The last time I visited Bamenda, I was deeply affected by the commodification of funerals. And it hit me hard for the transformation it had brought in the area of my specialization, which is still photography and documentary film.
While trying to set up a film studio, I kept following all these demands for videographers to cover funerals from the vicinity of the city to the outlying villages. The weekly list was amazingly long, and the studio was short of consumer cameras, so occasionally they had to use some of the professional cameras I had brought along.
However, when my turn came and I lost my cousin, I said, what the hell, I'd ride one of these black marias myself and cover the funeral for the sake of my cousin's memory. I had never seen myself in the of a funeral videographer (and I do not mean by this to denigrate my mates in the profession. It simply takes quite some energy to get to do the task repeatedly. If war photographers and those covering disasters can do it, why not? Besides my cousin and I had been the best of lifelong friends).

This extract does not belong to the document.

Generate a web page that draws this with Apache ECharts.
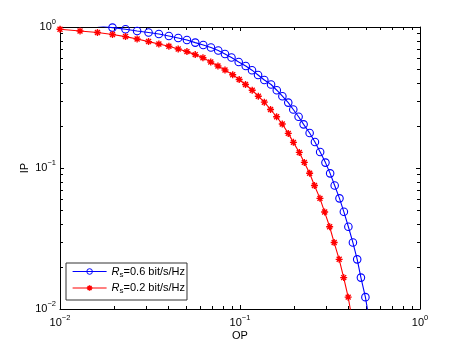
<!DOCTYPE html>
<html><head><meta charset="utf-8">
<script src="https://cdn.jsdelivr.net/npm/echarts@6/dist/echarts.min.js"></script>
<style>html,body{margin:0;padding:0;background:#fff}#c{width:464px;height:348px}</style>
</head><body><div id="c"></div>
<script>
// Blue series: R_s = 0.6 bit/s/Hz
const blueOP = [0.0162, 0.01957, 0.02312, 0.02682, 0.03104, 0.03542, 0.04026, 0.04536, 0.05072, 0.0564,
  0.06249, 0.06897, 0.07572, 0.08253, 0.08968, 0.09835, 0.1076, 0.1166, 0.126, 0.1365,
  0.1488, 0.1601, 0.172, 0.1854, 0.1977, 0.2116, 0.2256, 0.2437, 0.2608, 0.2788,
  0.2984, 0.3168, 0.3357, 0.357, 0.3776, 0.400, 0.4239, 0.4478, 0.4696, 0.4974, 0.519];
const blueIP = [1.02, 0.990, 0.963, 0.937, 0.913, 0.892, 0.864, 0.836, 0.809, 0.775,
  0.746, 0.715, 0.681, 0.644, 0.607, 0.565, 0.529, 0.494, 0.457, 0.421,
  0.391, 0.356, 0.323, 0.291, 0.260, 0.231, 0.204, 0.177, 0.153, 0.130,
  0.1092, 0.0916, 0.0751, 0.0609, 0.0489, 0.0383, 0.0296, 0.0225, 0.0167, 0.01214, 0.00879];
// Red series: R_s = 0.2 bit/s/Hz
const redOP = [0.01, 0.01292, 0.01615, 0.01957, 0.02312, 0.02682, 0.03104, 0.03542, 0.04026, 0.04536,
  0.05072, 0.0564, 0.06225, 0.0688, 0.07543, 0.08253, 0.09109, 0.09897, 0.1073, 0.1169,
  0.1264, 0.1365, 0.1478, 0.1597, 0.1717, 0.1854, 0.198, 0.2135, 0.2277, 0.2437,
  0.2592, 0.2781, 0.2953, 0.3148, 0.3335, 0.3556, 0.3767, 0.399, 0.4173];
const redIP = [0.963, 0.937, 0.913, 0.884, 0.855, 0.822, 0.788, 0.758, 0.730, 0.699,
  0.669, 0.637, 0.605, 0.565, 0.529, 0.495, 0.459, 0.424, 0.391, 0.356,
  0.323, 0.293, 0.260, 0.231, 0.205, 0.176, 0.152, 0.129, 0.1096, 0.0917,
  0.0751, 0.0609, 0.0487, 0.0383, 0.0296, 0.0225, 0.0167, 0.01214, 0.00879];
const seriesRates = ['0.6', '0.2'];
const seriesColors = ['#0000ff', '#ff0000'];
const tickValues = [0.01, 0.1, 1];
const tickExponents = ['\u22122', '\u22121', '0'];
const minorMultipliers = [2, 3, 4, 5, 6, 7, 8, 9];

const FONT = 'Liberation Sans, Arial, Helvetica, sans-serif';
const supRich = {
  b: {fontSize: 11, fontFamily: FONT, color: '#000', lineHeight: 18},
  s: {fontSize: 7.5, fontFamily: FONT, color: '#000', lineHeight: 8, verticalAlign: 'top'}
};
function fmt(v) {
  let idx = 0, best = 1e9;
  tickValues.forEach((t, i) => { const d = Math.abs(Math.log10(v) - Math.log10(t)); if (d < best) { best = d; idx = i; } });
  return '{b|10}{s|' + tickExponents[idx] + '}';
}
const axisCommon = {
  type: 'log', logBase: 10, min: 0.01, max: 1,
  axisLine: {show: true, lineStyle: {color: '#000', width: 1}},
  axisTick: {show: true, inside: true, length: 4, lineStyle: {color: '#000'}},
  splitLine: {show: false}, minorTick: {show: false}
};
const names = seriesRates.map(r => 'Rs' + r);
const chart = echarts.init(document.getElementById('c'), null, {renderer: 'canvas'});
const asterisk = 'path://M0,-10L0,10M-10,0L10,0M-7.07,-7.07L7.07,7.07M-7.07,7.07L7.07,-7.07';
chart.setOption({
  animation: false,
  backgroundColor: '#fff',
  grid: {left: 60, right: 44, top: 27, bottom: 39, containLabel: false},
  xAxis: [
    Object.assign({}, axisCommon, {position: 'bottom', name: 'OP', nameLocation: 'middle', nameGap: 21,
      nameMoveOverlap: false,
      nameTextStyle: {fontSize: 11, fontFamily: FONT, color: '#000'},
      axisLabel: {show: true, margin: 5, formatter: fmt, rich: supRich}}),
    Object.assign({}, axisCommon, {position: 'top', axisLabel: {show: false}})
  ],
  yAxis: [
    Object.assign({}, axisCommon, {position: 'left', name: 'IP', nameLocation: 'middle', nameGap: 30,
      nameMoveOverlap: false,
      nameTextStyle: {fontSize: 11, fontFamily: FONT, color: '#000'},
      axisLabel: {show: true, margin: 4, formatter: fmt, rich: supRich}}),
    Object.assign({}, axisCommon, {position: 'right', axisLabel: {show: false}})
  ],
  legend: {
    show: true, orient: 'vertical', left: 66, top: 263,
    backgroundColor: '#fff', borderColor: '#333', borderWidth: 1,
    padding: [3, 2, 5, 6], itemGap: 4, itemWidth: 34, itemHeight: 7,
    data: names.map((n, i) => ({
      name: n,
      lineStyle: {color: seriesColors[i], width: 1.2},
      itemStyle: i === 0
        ? {color: 'rgba(255,255,255,0)', borderColor: seriesColors[i], borderWidth: 1}
        : {color: seriesColors[i], borderColor: seriesColors[i], borderWidth: 1.4}
    })),
    formatter: function (name) {
      const r = seriesRates[names.indexOf(name)];
      return '{i|R}{sub|s}{t|=' + r + ' bit/s/Hz}';
    },
    textStyle: {
      rich: {
        i: {fontSize: 11, fontFamily: FONT, fontStyle: 'italic', color: '#000', lineHeight: 14},
        sub: {fontSize: 8, fontFamily: FONT, color: '#000', lineHeight: 8, verticalAlign: 'bottom'},
        t: {fontSize: 11, fontFamily: FONT, color: '#000', lineHeight: 14}
      }
    }
  },
  series: [
    {
      name: names[0], type: 'line', clip: true,
      data: blueOP.map((x, i) => [x, blueIP[i]]),
      symbol: 'circle', symbolSize: 7.5,
      lineStyle: {color: seriesColors[0], width: 1.1},
      itemStyle: {color: 'rgba(255,255,255,0)', borderColor: seriesColors[0], borderWidth: 1.1},
      emphasis: {disabled: true}
    },
    {
      name: names[1], type: 'line', clip: true,
      data: redOP.map((x, i) => [x, redIP[i]]),
      symbol: asterisk, symbolSize: 7,
      lineStyle: {color: seriesColors[1], width: 1.1},
      itemStyle: {color: seriesColors[1], borderColor: seriesColors[1], borderWidth: 1.4},
      emphasis: {disabled: true}
    }
  ]
});

// Minor log ticks (2..9 in each decade) on all four sides, placed through the axes' scales
const g = [];
const yBottom = chart.convertToPixel({yAxisIndex: 0}, 0.01);
const yTop = chart.convertToPixel({yAxisIndex: 0}, 1);
const xLeft = chart.convertToPixel({xAxisIndex: 0}, 0.01);
const xRight = chart.convertToPixel({xAxisIndex: 0}, 1);
const L = 3;
[0.01, 0.1].forEach(d => minorMultipliers.forEach(k => {
  const v = d * k;
  const px = Math.round(chart.convertToPixel({xAxisIndex: 0}, v)) + 0.5;
  g.push({type: 'line', silent: true, shape: {x1: px, y1: yBottom, x2: px, y2: yBottom - L}, style: {stroke: '#000', lineWidth: 1}});
  g.push({type: 'line', silent: true, shape: {x1: px, y1: yTop, x2: px, y2: yTop + L}, style: {stroke: '#000', lineWidth: 1}});
  const py = Math.round(chart.convertToPixel({yAxisIndex: 0}, v)) + 0.5;
  g.push({type: 'line', silent: true, shape: {x1: xLeft, y1: py, x2: xLeft + L, y2: py}, style: {stroke: '#000', lineWidth: 1}});
  g.push({type: 'line', silent: true, shape: {x1: xRight, y1: py, x2: xRight - L, y2: py}, style: {stroke: '#000', lineWidth: 1}});
}));
chart.setOption({graphic: g});
</script></body></html>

The event hit all my senses, and I found myself shedding tears while filming. I have still not recovered from that ride - taking my cousin to her final resting place. I suppose my lecturers would have been surprised had I screened that piece for them to watch, and clips of me filming the event, which my studio colleagues took. I simply couldn't, and wouldn't show the footage today for moral reasons, or for my attachment to my cousin. What knowledge would that create if not a morbid sense of fun or pity? But I was really surprised at the entire performance and the fact of commodification, which to many in Bamenda, Buea, and elsewhere, and to my colleagues in the studio, was simply an everyday event.
Thanks, once again, Chris.
I am glad you've held steadfast to the pen since we were last together!
Keep the ink flowing.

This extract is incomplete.